Regardless of the access provider, laptops and netbooks still consume the biggest portion of the data on Wi-Fi networks worldwide, according to the WeFi report. The majority of these devices use more than 500 MB - and a plurality more than 2 GB - per month.

But smartphones - particularly Android and Symbian handsets - are increasingly catching up as a consumption driver. The report excludes iPhones because Apple refuses to carry hotspot sniffer apps such as WeFi's on the iTunes app store.

Lau said around 56% of the smartphones shipped in the APAC region in 2009 had built-in Wi-Fi capabilities. This compares to just 23% in 2008.

Android vs Symbian

WeFi said that despite Symbian's long lead, "Android is gradually taking the lead as the upcoming Wi-Fi driven mobile internet platform."

When broken down by smartphone platform, Android devices beat Symbian devices in every category of usage past 100 MB. While 80% of Symbian devices consume less than 100 MB of data per month, only around 50% of Android devices are in this category. And well over twice as many Android users as Symbian users consume over 500 MB.

What's more, Android's growth is becoming an increasingly international phenomenon - 60% of Android devices detected as connecting to a Wi-Fi network came from outside the US. In mid-2009, the US represented 90% of devices.

ABI Research estimates 5.5 million to six million Android handsets shipped in Q1, compared to 3.5 million the quarter before.

But the platform is yet to gain much traction in Asia, outside of Japan - which accounts for 5% of all devices - and South Korea 4%.

And Android has a long way to go to catch up to Symbian in terms of overall shipments. Figures from Canalys indicate that Android had a market share of just 1% in APAC in 2009, compared to Symbian's 75%.

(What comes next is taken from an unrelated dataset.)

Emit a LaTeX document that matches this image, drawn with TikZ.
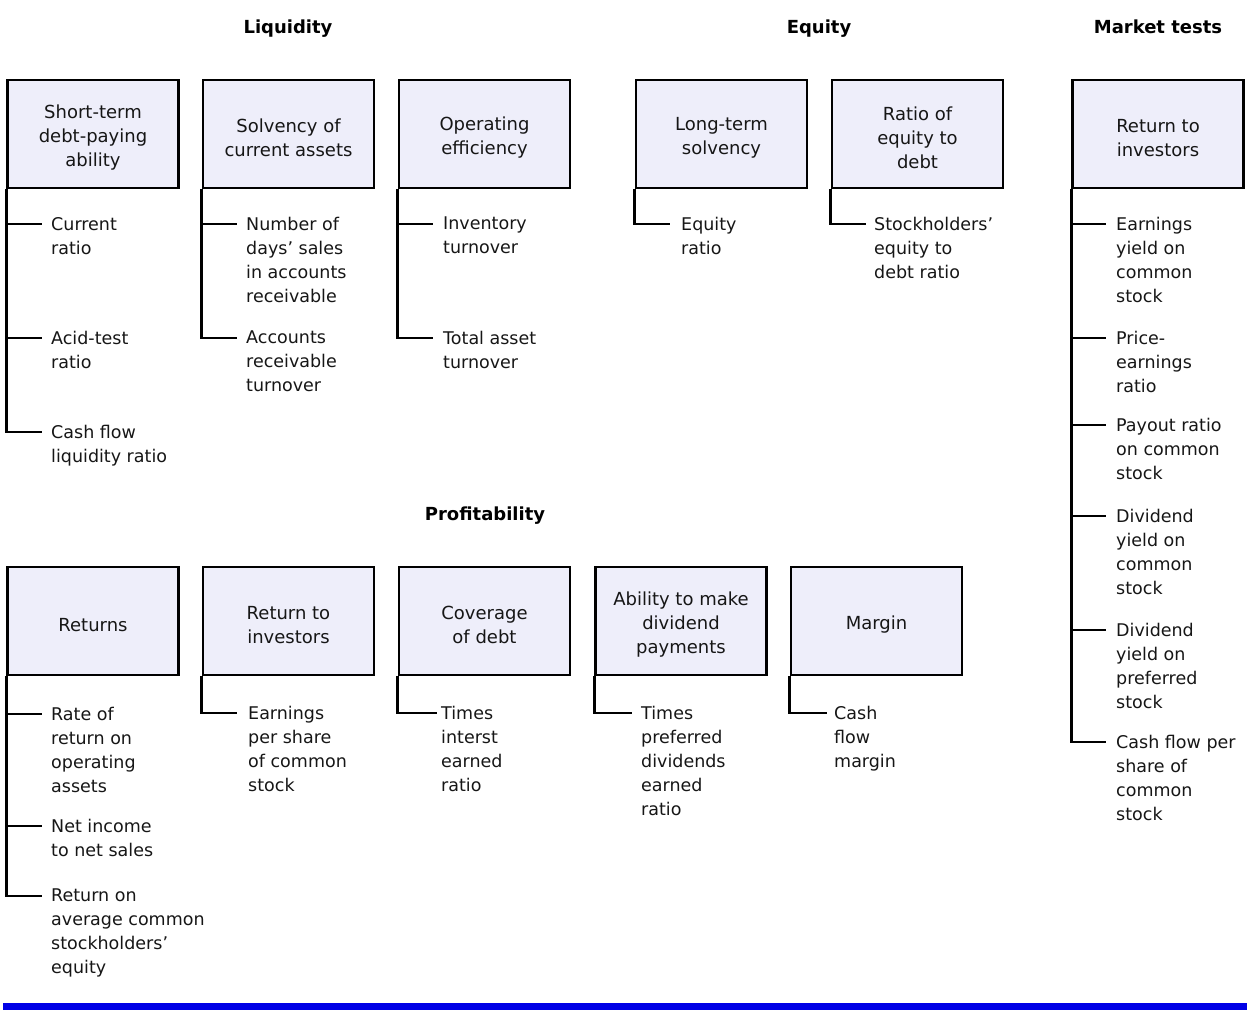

"The number of Symbian Foundation-based smartphones with Wi-Fi capabilities is also far ahead of Android phones," Lau said.

But this breakdown may soon change as China Mobile proceeds with the promotion of eight recently-launched phones based on the Open Mobile System, an internally-developed variant of Android.

Vendors such as Huawei and ZTE are also planning to roll out a number of Android-based handsets, Saunders added, "and their business strategy of producing operator branded handsets could well translate to growing handset volumes for the Android platform."

But ABI also expects Symbian to hold on to the lion's share of the global smartphone market until at least 2014, when it will have a 32% share compared to Android's 19%.

And according to WeFi, both these platforms "still have a way to go in providing a full Wi-Fi driven experience." Until they succeed, mobile devices will still lag behind laptops and netbooks in terms of data consumption.